No era la clase de beso que se hubieran dado en su juventud. Este beso robado a las autoridades y al destino era descolorido, insípido e inodoro; el pálido beso que uno puede cambiar con una persona muerta en un sueño.
Se sentaron separados por la mesita con un tablero rugoso de madera terciada usado para los interrogatorios.
Ésta mesita tosca tenía una historia más rica que muchas vidas humanas. Por muchos años la gente se había sentado ante ella sollozando, estremecidos de terror, luchando con un sueño devastador, hablando con orgullosas palabras de ira, o firmando denuncias que aniquilaban a alguien cercana. Generalmente no se les daba a los prisioneros lápices ni lapiceras y muy rara vez hacían declaraciones escritas a mano. Pero habían dejado marcas en la rispida superficie de la mesa, extrañas, con onduladas o angulosas grafías, que de una misteriosa manera preservaban el subconsciente retorcido de sus almas.
Gerasimovich miró a su mujer.
Su primer pensamiento fue qué poco atractiva era ya. Sus ojos estaban sumidos. Había arrugas en sus ojos y labios. El pellejo de su rostro era flácido... y Natasha parecía no prestar ninguna atención ya. Su ropa era de antes de la guerra y hacía tiempo que debería haberla, por lo menos, dado vuelta. La piel del cuello caía chata y raída, y su bufanda era vieja, de los tiempos cuando la compraron con un cupón, en un konsomol sobre el río Amur y la había usado en Leningrado cuando iba al Neva para buscar agua.

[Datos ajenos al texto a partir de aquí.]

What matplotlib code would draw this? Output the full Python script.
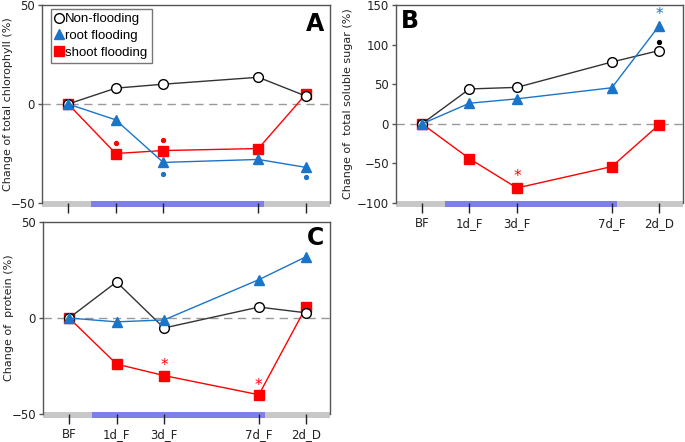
import numpy as np
import matplotlib.pyplot as plt
from matplotlib.lines import Line2D

# x positions of the sampling points (not evenly spaced)
xlabels = ['BF', '1d_F', '3d_F', '7d_F', '2d_D']
xpos = [0, 1, 2, 4, 5]

# panel A: total chlorophyll
chl_non = [0, 8, 10, 13.5, 4]
chl_root = [0, -8, -29.5, -28, -32]
chl_shoot = [0, -25, -23.5, -22.5, 5]

# panel B: total soluble sugar
sug_non = [0, 44, 46, 78, 92.5]
sug_root = [0, 26, 31.5, 45.5, 124]
sug_shoot = [0, -44, -81, -54, -1]

# panel C: protein
pro_non = [0, 18.8, -5.2, 5.7, 2.7]
pro_root = [0, -2, -1, 20, 32]
pro_shoot = [0, -24, -30, -40, 6]

BLUE = '#1a75c9'
RED = '#ff0000'
DARK = '#333333'

# significance marks: (x index, y, kind, colour)
marks_a = [(1, -19.5, 'dot', RED), (2, -18, 'dot', RED),
           (2, -35.5, 'dot', BLUE), (4, -37, 'dot', BLUE)]
marks_b = [(4, 103, 'dot', 'black'), (4, 138, 'star', BLUE),
           (2, -67, 'star', RED)]
marks_c = [(2, -25, 'star', RED), (3, -35, 'star', RED)]

fig = plt.figure(figsize=(6.85, 4.42), dpi=100)
axA = fig.add_axes([0.0613, 0.5407, 0.420, 0.448])
axB = fig.add_axes([0.578, 0.5407, 0.419, 0.448])
axC = fig.add_axes([0.0628, 0.0635, 0.419, 0.434])


def panel(ax, non, root, shoot, ylim, yticks, ylabel, label_x, letter, letter_pos,
          marks, show_xlabels):
    ax.axhline(0, color='#999999', lw=1, ls=(0, (6, 4)), zorder=1)
    ax.plot(xpos, non, color=DARK, lw=1, marker='o', ms=7, mfc='white',
            mec='black', mew=1, zorder=3)
    ax.plot(xpos, root, color=BLUE, lw=1, marker='^', ms=7, mfc=BLUE,
            mec=BLUE, zorder=4)
    ax.plot(xpos, shoot, color=RED, lw=1, marker='s', ms=6.5, mfc=RED,
            mec=RED, zorder=2)
    for i, y, kind, c in marks:
        if kind == 'dot':
            ax.plot(xpos[i], y, 'o', color=c, ms=2.8, zorder=5)
        else:
            ax.text(xpos[i], y, '*', color=c, fontsize=11, ha='center',
                    va='center', zorder=5)
    ax.set_xlim(-0.55, 5.5)
    ax.set_ylim(*ylim)
    ax.set_yticks(yticks)
    ax.set_xticks(xpos)
    if show_xlabels:
        ax.set_xticklabels(xlabels, fontsize=8.5, color='#222222')
    else:
        ax.set_xticklabels([])
    ax.tick_params(axis='x', length=7, width=1, pad=3, color='#222222')
    ax.tick_params(axis='y', length=3, width=1, labelsize=8.5, labelcolor='#222222',
                   color='#555555', pad=2)
    for s in ['top', 'right', 'left']:
        ax.spines[s].set_color('#555555')
        ax.spines[s].set_linewidth(1)
    ax.spines['bottom'].set_visible(False)
    # grey band along the bottom and blue flooding period
    h = ylim[1] - ylim[0]
    lo = ylim[0] - h * 0.02
    hi = ylim[0] + h * 0.008
    ax.axhspan(lo, hi, xmin=0, xmax=1, color='#c8c8c8', clip_on=False,
               zorder=0.5, lw=0)
    x0 = (0.48 + 0.55) / 6.05
    x1 = (4.12 + 0.55) / 6.05
    ax.axhspan(lo, hi, xmin=x0, xmax=x1, color='#7272f0', alpha=0.85,
               clip_on=False, zorder=0.6, lw=0)
    ax.set_ylabel(ylabel, fontsize=8, color='#222222')
    ax.yaxis.set_label_coords(label_x, 0.5)
    ax.text(letter_pos[0], letter_pos[1], letter, transform=ax.transAxes,
            fontsize=17, fontweight='bold', ha='center', va='center')


panel(axA, chl_non, chl_root, chl_shoot, (-50, 50), [-50, 0, 50],
      'Change of total chlorophyll (%)', -0.1, 'A', (0.948, 0.905), marks_a, False)
panel(axB, sug_non, sug_root, sug_shoot, (-100, 150), [-100, -50, 0, 50, 100, 150],
      'Change of  total soluble sugar (%)', -0.148, 'B', (0.05, 0.92), marks_b, True)
panel(axC, pro_non, pro_root, pro_shoot, (-50, 50), [-50, 0, 50],
      'Change of  protein (%)', -0.1, 'C', (0.948, 0.915), marks_c, True)

handles = [
    Line2D([], [], ls='', marker='o', ms=7, mfc='white', mec='black'),
    Line2D([], [], ls='', marker='^', ms=6.5, color=BLUE),
    Line2D([], [], ls='', marker='s', ms=6.5, color=RED),
]
leg = axA.legend(handles, ['Non-flooding', 'root flooding', 'shoot flooding'],
                 loc='upper left', handlelength=0.6, handletextpad=0.15,
                 borderpad=0.3, labelspacing=0.35, fancybox=False,
                 prop={'family': 'Liberation Sans', 'size': 9.5},
                 bbox_to_anchor=(0.033, 0.98), borderaxespad=0)
leg.get_frame().set_edgecolor('#555555')
leg.get_frame().set_linewidth(1)

fig.savefig('out.png', dpi=100)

Gerasimovich suprimió el pensamiento indigno que surgía desde las profundidades de su ser sobre su fea mujer. Delante de él había una mujer, la única en el mundo que era su mitad. Delante de él estaba una mujer, la única que compartía sus recuerdos. ¿Qué muchacha por más atractiva, fresca y joven, podía no ser una perfecta extranjera para él, con sus propias recolecciones diferentes y quién podía significar más que su mujer para él?
Natasha no tenía ni dieciocho años cuando se conocieron por primera vez en una casa de Srednaya Podyacheskaya, en el puente de Luiny, el día de año nuevo de 1930. Seis días más tarde harían ya veinte años.
Natasha tenía justo diecinueve cuando lo arrestaron la primera vez. Por sabotaje.
Gerasimovich empezó a trabajar como un ingeniero en una época en que la palabra "ingeniero" era casi sinónimo de la palabra "enemigo" y cuando era rutina sospechar de ellos como "saboteadores". Apenas se había graduado del instituto y llevaba lentes para su miopía, que lo hacían parecer exactamente como el intelectual pintado en los carteles de espías de la década del treinta. A quien debía y a quien no saludaba cortésmente en su juventud con una voz muy suave y diciendo perdóneme. En los mítines conservaba un silencio absoluto y se quedaba sentado como una laucha. Y no podía averiguar por qué irritaba tanto a los demás.